What are the lines from the one with "What matplotlib code" through the one with "import numpy as np", inclusive? Output them exactly, and leave out the pictures.

- _Material for this exercise_
○ ○ ○
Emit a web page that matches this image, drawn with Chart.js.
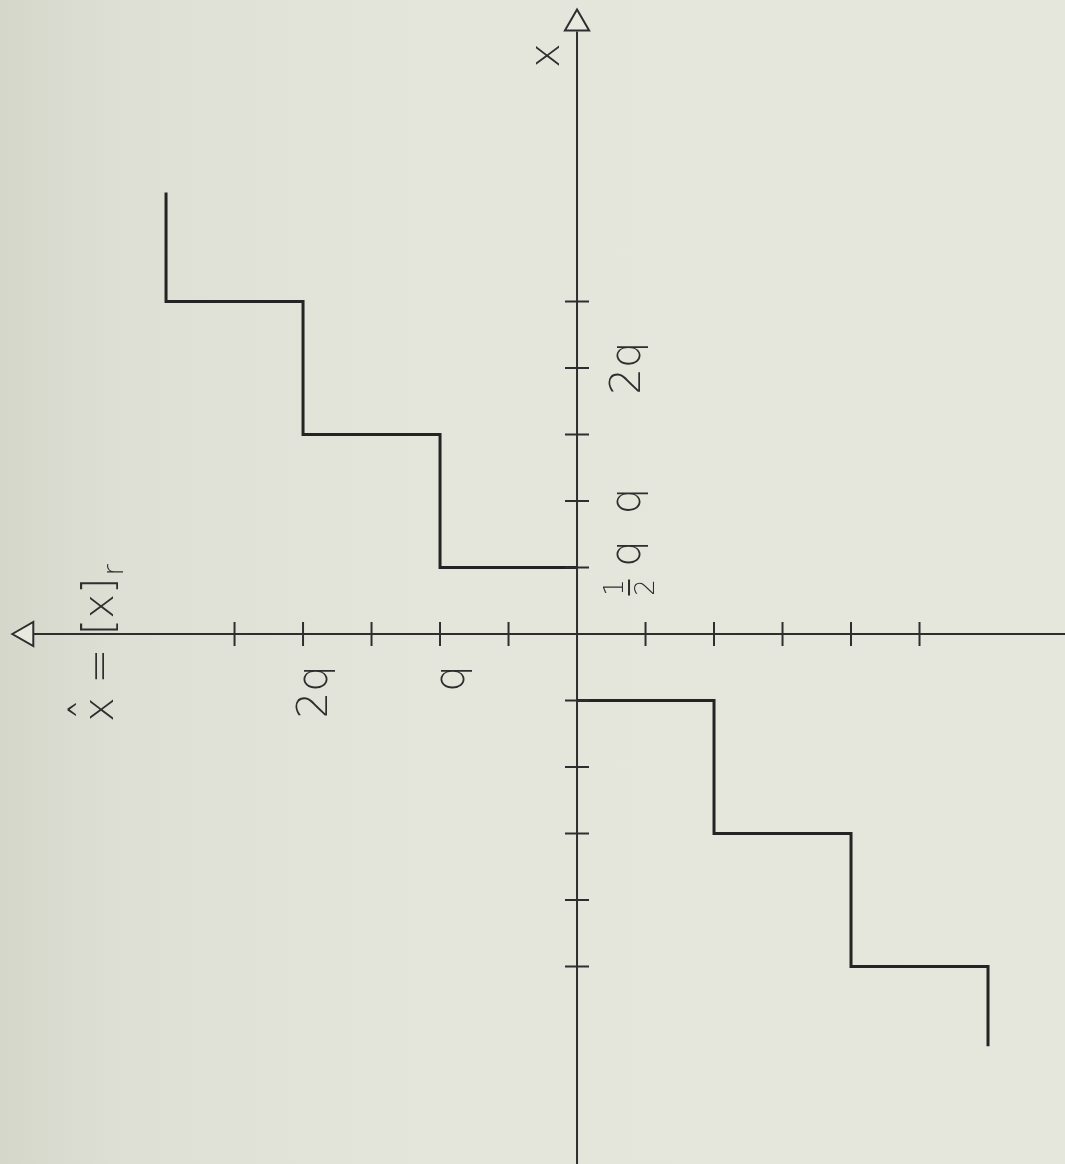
○ ○ ○
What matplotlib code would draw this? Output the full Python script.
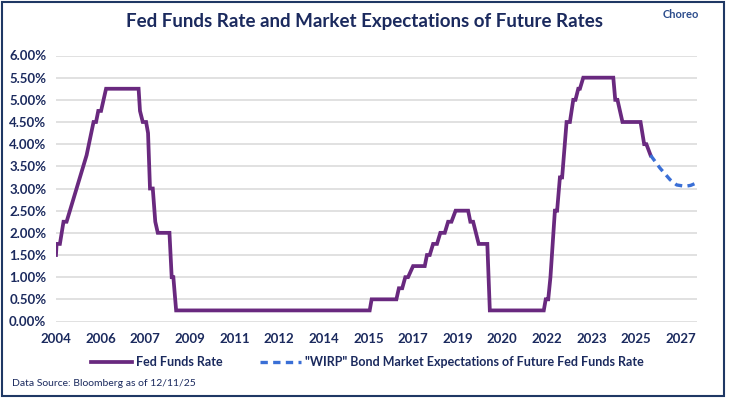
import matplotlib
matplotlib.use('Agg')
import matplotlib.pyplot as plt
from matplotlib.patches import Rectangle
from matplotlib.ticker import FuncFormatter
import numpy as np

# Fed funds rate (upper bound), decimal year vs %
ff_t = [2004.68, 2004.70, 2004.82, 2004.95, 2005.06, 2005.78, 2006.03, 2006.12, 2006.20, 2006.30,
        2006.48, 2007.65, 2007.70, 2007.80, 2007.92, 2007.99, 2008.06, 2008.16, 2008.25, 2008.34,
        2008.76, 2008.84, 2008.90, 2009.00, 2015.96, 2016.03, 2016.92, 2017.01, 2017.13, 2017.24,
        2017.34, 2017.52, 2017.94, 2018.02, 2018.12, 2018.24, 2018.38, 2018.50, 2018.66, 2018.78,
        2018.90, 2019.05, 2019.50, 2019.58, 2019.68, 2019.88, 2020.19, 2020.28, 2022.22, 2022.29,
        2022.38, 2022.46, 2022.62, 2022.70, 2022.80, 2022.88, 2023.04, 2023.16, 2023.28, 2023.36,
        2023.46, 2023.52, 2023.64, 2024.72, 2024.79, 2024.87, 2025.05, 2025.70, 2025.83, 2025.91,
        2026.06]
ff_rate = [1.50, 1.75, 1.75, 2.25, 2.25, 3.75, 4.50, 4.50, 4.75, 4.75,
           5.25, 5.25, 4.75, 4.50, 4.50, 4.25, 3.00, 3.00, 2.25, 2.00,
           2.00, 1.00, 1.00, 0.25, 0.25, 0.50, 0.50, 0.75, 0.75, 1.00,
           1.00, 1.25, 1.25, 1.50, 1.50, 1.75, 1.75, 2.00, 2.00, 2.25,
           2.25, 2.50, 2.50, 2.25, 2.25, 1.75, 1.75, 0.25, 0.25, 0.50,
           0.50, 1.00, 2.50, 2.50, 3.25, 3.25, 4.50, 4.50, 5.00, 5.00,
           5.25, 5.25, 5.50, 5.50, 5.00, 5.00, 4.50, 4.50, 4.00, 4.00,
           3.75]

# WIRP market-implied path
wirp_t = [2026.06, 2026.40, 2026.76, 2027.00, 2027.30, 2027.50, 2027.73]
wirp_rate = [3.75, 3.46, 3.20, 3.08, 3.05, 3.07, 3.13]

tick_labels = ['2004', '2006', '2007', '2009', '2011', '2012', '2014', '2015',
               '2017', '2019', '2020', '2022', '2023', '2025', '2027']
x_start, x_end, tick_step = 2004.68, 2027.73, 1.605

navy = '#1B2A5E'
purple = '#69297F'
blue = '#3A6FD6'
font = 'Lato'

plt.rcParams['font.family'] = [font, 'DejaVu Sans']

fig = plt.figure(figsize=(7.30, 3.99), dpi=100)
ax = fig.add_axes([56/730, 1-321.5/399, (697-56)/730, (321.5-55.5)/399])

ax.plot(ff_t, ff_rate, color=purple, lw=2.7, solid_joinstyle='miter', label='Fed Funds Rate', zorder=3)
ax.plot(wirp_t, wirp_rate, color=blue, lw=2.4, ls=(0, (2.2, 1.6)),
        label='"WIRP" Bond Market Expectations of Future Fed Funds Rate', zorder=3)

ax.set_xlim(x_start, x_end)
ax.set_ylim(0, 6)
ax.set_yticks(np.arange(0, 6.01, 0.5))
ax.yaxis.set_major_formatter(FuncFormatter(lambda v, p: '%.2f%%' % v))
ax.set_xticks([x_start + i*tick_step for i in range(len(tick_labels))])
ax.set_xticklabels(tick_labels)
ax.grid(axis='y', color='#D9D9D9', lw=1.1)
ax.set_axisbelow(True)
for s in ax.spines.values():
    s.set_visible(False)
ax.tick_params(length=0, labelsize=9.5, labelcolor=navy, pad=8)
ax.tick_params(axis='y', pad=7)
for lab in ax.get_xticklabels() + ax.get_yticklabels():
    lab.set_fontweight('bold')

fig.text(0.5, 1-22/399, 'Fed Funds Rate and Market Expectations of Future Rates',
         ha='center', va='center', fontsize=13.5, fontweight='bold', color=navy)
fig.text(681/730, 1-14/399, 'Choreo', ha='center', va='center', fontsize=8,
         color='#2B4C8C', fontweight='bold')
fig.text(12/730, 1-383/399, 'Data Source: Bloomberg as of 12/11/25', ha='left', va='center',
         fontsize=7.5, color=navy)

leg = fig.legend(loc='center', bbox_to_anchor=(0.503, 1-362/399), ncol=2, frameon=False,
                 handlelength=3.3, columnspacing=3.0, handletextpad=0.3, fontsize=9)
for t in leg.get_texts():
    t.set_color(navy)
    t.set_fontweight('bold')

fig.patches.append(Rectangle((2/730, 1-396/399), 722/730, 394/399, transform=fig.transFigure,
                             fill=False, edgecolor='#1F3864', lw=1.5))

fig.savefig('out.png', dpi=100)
○ ○ ○
- _Correct result_
What matplotlib code would draw this? Output the full Python script.
import matplotlib
matplotlib.use('Agg')
import matplotlib.pyplot as plt
from matplotlib.patches import Rectangle
from matplotlib.ticker import FuncFormatter
import numpy as np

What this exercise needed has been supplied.